An ash cloud from a volcano in Chile has wreaked havoc on Australian flights and prompted the country’s leading airline Qantas to cancel flights to and from the nation’s biggest airports on Tuesday and Wednesday.

Virgin Australia was also cancelling domestic flights in and out of Sydney and other key cities from Tuesday afternoon.

Qantas spokeswoman Olivia Wirth said flights would remain grounded all day on Wednesday to and from the biggest airports of Sydney and Melbourne, and to the national capital, Canberra, Reuters reports.

She said the cancellations affected more than 200 flights and 20,000 passengers each day. International flights due to land in Sydney late on Tuesday would be diverted to Brisbane, she said.
“We do expect upcoming delays over the next 24 to 48 hours,” Wirth told reporters, adding Qantas was receiving updates on the ash cloud every three hours.

Ash from a volcano in Chile’s Puyehue-Cordon Caulle chain that erupted on June 4 after decades lying dormant has forced the sporadic cancellation of hundreds of flights, because of the potential for ash to damage jet engines.

The impact has been felt particularly in neighbouring Argentina and Uruguay, but has also disrupted flights in New Zealand and Australia.

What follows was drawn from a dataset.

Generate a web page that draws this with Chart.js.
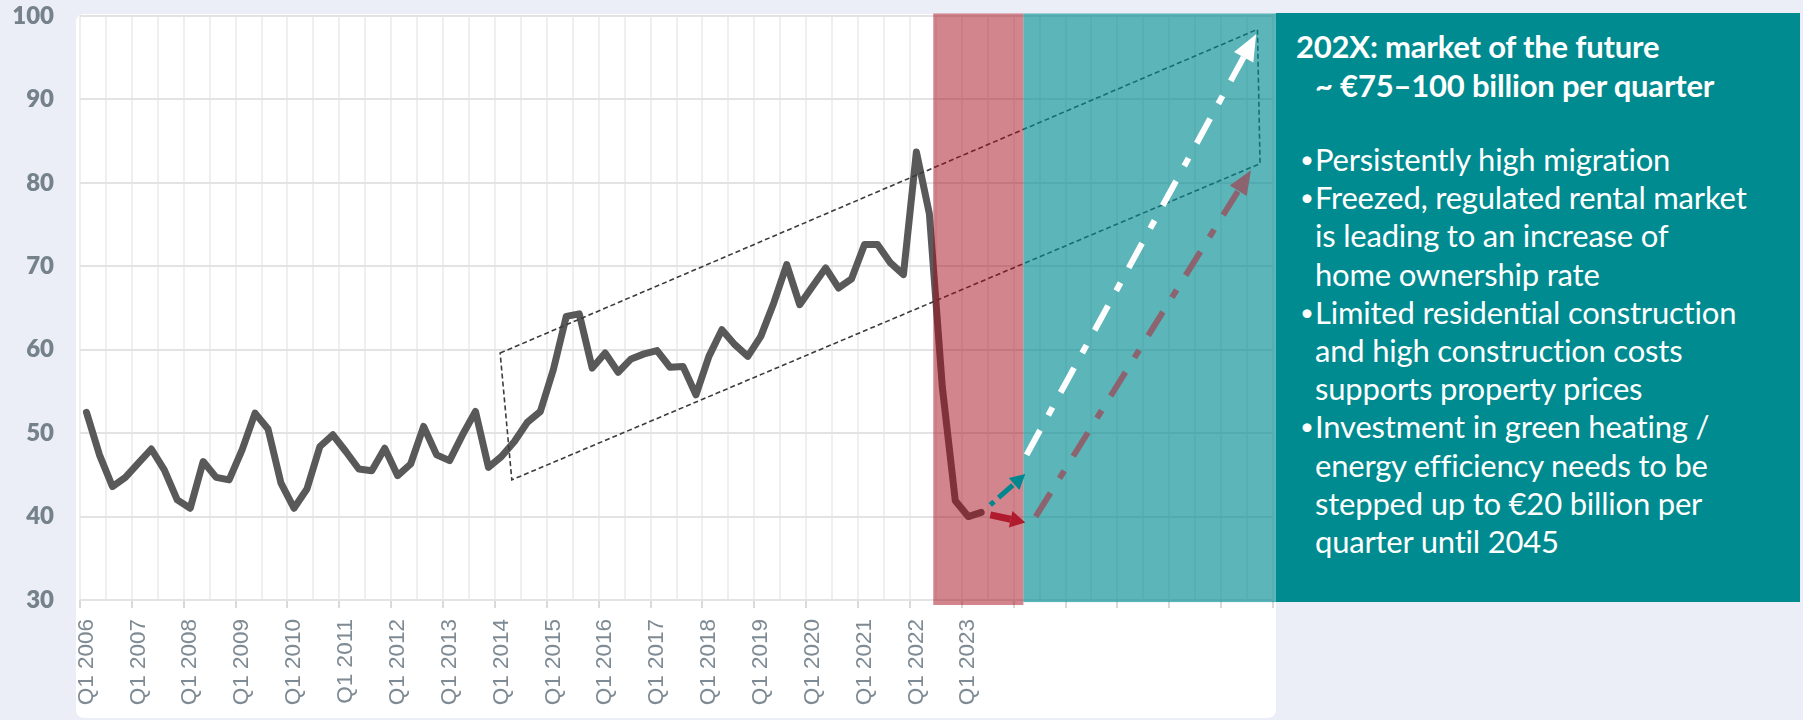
<!DOCTYPE html>
<html>
<head>
<meta charset="utf-8">
<script src="https://cdn.jsdelivr.net/npm/chart.js@4.4.1/dist/chart.umd.min.js"></script>
<style>
  html, body { margin: 0; padding: 0; background: #ebeef7; }
  #wrap { position: relative; width: 1803px; height: 720px; overflow: hidden; }
  #card { position: absolute; left: 76px; top: 14px; width: 1200px; height: 704px; background: #ffffff; border-radius: 8px; }
  #cv { position: absolute; left: 0; top: 0; }
  #box { position: absolute; left: 1276px; top: 13px; width: 524px; height: 589px; background: #008b90; color: #ffffff; font-family: Lato, "Noto Sans", sans-serif; }
  .title { position: absolute; left: 20px; top: 14px; font-weight: bold; font-size: 31px; line-height: 38.5px; white-space: nowrap; letter-spacing: -0.2px; }
  .title .l2 { padding-left: 19px; }
  ul { position: absolute; left: 25px; top: 127px; margin: 0; padding: 0; list-style: none; font-size: 31px; line-height: 38.2px; white-space: nowrap; letter-spacing: -0.2px; }
  li { position: relative; padding-left: 14px; }
  li::before { content: "\2022"; position: absolute; left: -1px; top: 0; font-size: 24px; }
</style>
</head>
<body>
<div id="wrap">
  <div id="card"></div>
  <canvas id="cv" width="1803" height="720"></canvas>
  <div id="box">
    <div class="title">202X: market of the future<br><span class="l2">~ €75–100 billion per quarter</span></div>
    <ul>
      <li>Persistently high migration</li>
      <li>Freezed, regulated rental market<br>is leading to an increase of<br>home ownership rate</li>
      <li>Limited residential construction<br>and high construction costs<br>supports property prices</li>
      <li>Investment in green heating /<br>energy efficiency needs to be<br>stepped up to €20 billion per<br>quarter until 2045</li>
    </ul>
  </div>
</div>
<script>
// ---- data ----
const tickLabels = ['Q1 2006','Q1 2007','Q1 2008','Q1 2009','Q1 2010','Q1 2011','Q1 2012','Q1 2013','Q1 2014',
  'Q1 2015','Q1 2016','Q1 2017','Q1 2018','Q1 2019','Q1 2020','Q1 2021','Q1 2022','Q1 2023'];
const firstYear = 2006, lastYear = 2028;
const volume = [52.5, 47.4, 43.6, 44.7, 46.4, 48.1, 45.6, 42.0, 41.0, 46.6, 44.7, 44.4,
  48.0, 52.4, 50.5, 44.0, 41.0, 43.3, 48.4, 49.8, 47.8, 45.7, 45.5, 48.2,
  44.9, 46.3, 50.8, 47.4, 46.7, 49.8, 52.6, 45.9, 47.2, 49.0, 51.3, 52.6,
  57.6, 64.0, 64.3, 57.8, 59.6, 57.3, 58.9, 59.5, 59.9, 57.9, 58.0, 54.6,
  59.2, 62.4, 60.6, 59.2, 61.6, 65.6, 70.2, 65.4, 67.6, 69.8, 67.4, 68.5,
  72.6, 72.6, 70.4, 69.0, 83.7, 76.3, 55.5, 41.9, 40.0, 40.5];
const yTicks = [30, 40, 50, 60, 70, 80, 90, 100];
// zones in [category index, value] units
const correctionZone = { from: 65.3, to: 72.25, low: 29.4, high: 100.3 };
const futureZone = { from: 72.25, to: 91.75, low: 29.75, high: 100.3 };
const trendChannel = [[31.9, 59.6], [90.3, 98.4], [90.5, 82.3], [32.8, 44.4]];
const upsideArrow = [[72.5, 47.4], [90.2, 97.8]];
const baseArrow = [[73.2, 40.0], [89.8, 81.5]];
const recoveryArrow = [[69.7, 41.4], [72.4, 45.1]];
const declineArrow = [[69.7, 40.2], [72.4, 39.3]];

// categories
const categories = [];
for (let y = firstYear; y <= lastYear; y++) for (let q = 1; q <= 4; q++) categories.push('Q' + q + ' ' + y);

function arrow(ctx, p0, p1, color, width, dash, headLen, headW) {
  const [x0, y0] = p0, [x1, y1] = p1;
  const ang = Math.atan2(y1 - y0, x1 - x0);
  const bx = x1 - headLen * Math.cos(ang), by = y1 - headLen * Math.sin(ang);
  ctx.save();
  ctx.setLineDash(dash); ctx.lineWidth = width; ctx.strokeStyle = color; ctx.lineCap = 'butt';
  ctx.beginPath(); ctx.moveTo(x0, y0); ctx.lineTo(bx, by); ctx.stroke();
  ctx.setLineDash([]); ctx.fillStyle = color;
  ctx.beginPath(); ctx.moveTo(x1, y1);
  ctx.lineTo(bx + headW / 2 * Math.sin(ang), by - headW / 2 * Math.cos(ang));
  ctx.lineTo(bx - headW / 2 * Math.sin(ang), by + headW / 2 * Math.cos(ang));
  ctx.closePath(); ctx.fill();
  ctx.restore();
}

const overlay = {
  id: 'overlay',
  afterDatasetsDraw(chart) {
    const { ctx, scales: { x, y } } = chart;
    const P = ([a, b]) => [x.getPixelForValue(a), y.getPixelForValue(b)];
    ctx.save();
    // trend channel
    ctx.setLineDash([5, 3]); ctx.lineWidth = 1.6; ctx.strokeStyle = '#3c3c3c';
    ctx.beginPath();
    trendChannel.forEach((pt, i) => { const [px, py] = P(pt); i ? ctx.lineTo(px, py) : ctx.moveTo(px, py); });
    ctx.closePath(); ctx.stroke();
    ctx.setLineDash([]);
    // zones
    const zone = (z, c) => {
      const [x0, y0] = P([z.from, z.high]); const [x1, y1] = P([z.to, z.low]);
      ctx.fillStyle = c; ctx.fillRect(x0, y0, x1 - x0, y1 - y0);
    };
    zone(correctionZone, 'rgba(168,12,30,0.5)');
    zone(futureZone, 'rgba(0,139,144,0.64)');
    ctx.restore();
    // arrows
    arrow(ctx, P(baseArrow[0]), P(baseArrow[1]), '#8c6470', 6, [28, 17, 9, 17], 24, 20);
    arrow(ctx, P(upsideArrow[0]), P(upsideArrow[1]), '#ffffff', 6, [28, 17, 9, 17], 26, 22);
    arrow(ctx, P(recoveryArrow[0]), P(recoveryArrow[1]), '#00878f', 5, [5, 6, 14, 0], 15, 16);
    arrow(ctx, P(declineArrow[0]), P(declineArrow[1]), '#b01c2e', 7, [], 15, 17);
  }
};

new Chart(document.getElementById('cv'), {
  type: 'line',
  data: {
    labels: categories,
    datasets: [{
      data: volume,
      borderColor: '#595959',
      borderWidth: 7,
      borderJoinStyle: 'round',
      borderCapStyle: 'round',
      pointRadius: 0,
      tension: 0,
      fill: false
    }]
  },
  options: {
    responsive: false,
    animation: false,
    events: [],
    layout: { autoPadding: false, padding: { left: 0, top: 16, right: 530, bottom: 0 } },
    plugins: { legend: { display: false }, tooltip: { enabled: false } },
    scales: {
      x: {
        type: 'category',
        offset: true,
        afterFit: s => { s.height = 120; s.paddingLeft = 0; s.paddingRight = 0; },
        border: { display: false },
        grid: {
          offset: true,
          lineWidth: 2,
          tickLength: 8,
          color: c => (c.type !== 'tick' || c.index % 2 === 0) ? '#efefef' : 'rgba(0,0,0,0)',
          tickColor: c => (c.type !== 'tick' || c.index % 4 === 0) ? '#d9d9d9' : 'rgba(0,0,0,0)'
        },
        ticks: {
          autoSkip: false, minRotation: 90, maxRotation: 90, padding: 11,
          color: '#7f8b94',
          font: { family: 'Liberation Sans', size: 22.5 },
          callback: (v, i) => (i % 4 === 0 && tickLabels[i / 4]) ? tickLabels[i / 4] : ''
        }
      },
      y: {
        min: yTicks[0], max: yTicks[yTicks.length - 1],
        afterFit: s => { s.width = 80; s.paddingTop = 0; s.paddingBottom = 0; },
        afterBuildTicks: s => { s.ticks = yTicks.map(v => ({ value: v })); },
        border: { display: false },
        grid: { color: '#e3e3e3', lineWidth: 2, drawTicks: false },
        ticks: { padding: 26, color: '#76828b', font: { family: 'Lato', weight: '800', size: 24 } }
      }
    }
  },
  plugins: [overlay]
});
</script>
</body>
</html>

The cloud first affected flights in Australia and New Zealand 10 days ago, with flights between Australia and New Zealand grounded and Qantas cancelling flights out of Melbourne, Adelaide and from the island state of Tasmania.


Earlier on Tuesday, Qantas said it diverted flights from Johannesburg and Singapore to Brisbane, delayed two flights due from Los Angeles, and cancelled six flights between Australia and New Zealand. Sydney Airport said flights to Honolulu and Bali had also been cancelled.

Qantas also moved forward two flights to London and one to Frankfurt to get them out before 3 p.m. (6 a.m. BST), another spokesman said.

Qantas and Virgin Australia cancelled all flights to and from Adelaide all day on Tuesday, while both airlines stopped flights to and from Canberra from around midday.

Virgin said it had suspended all services out of Melbourne from Tuesday afternoon, while Qantas cancelled flights between Perth and Melbourne.

Australia’s Volcanic Ash Advisory Centre said the ash cloud had travelled more than 4,000 km (2,500 m) in 24 hours and had been driven across southeastern Australia by strong southerly winds, but was forecast to clear by late Wednesday.
“The ash is still clearly visible on satellite imagery, and has been observed by a number of pilots flying at lower altitudes,” the advisory centre’s director, Andrew Tupper, said.
“The volcanic ash cloud is now more than two weeks old, and generally between 8 and 13 km (26,000 to 42,000 ft) in altitude, with the leading edge at an altitude of approximately 10 km (32,000 ft),” he said.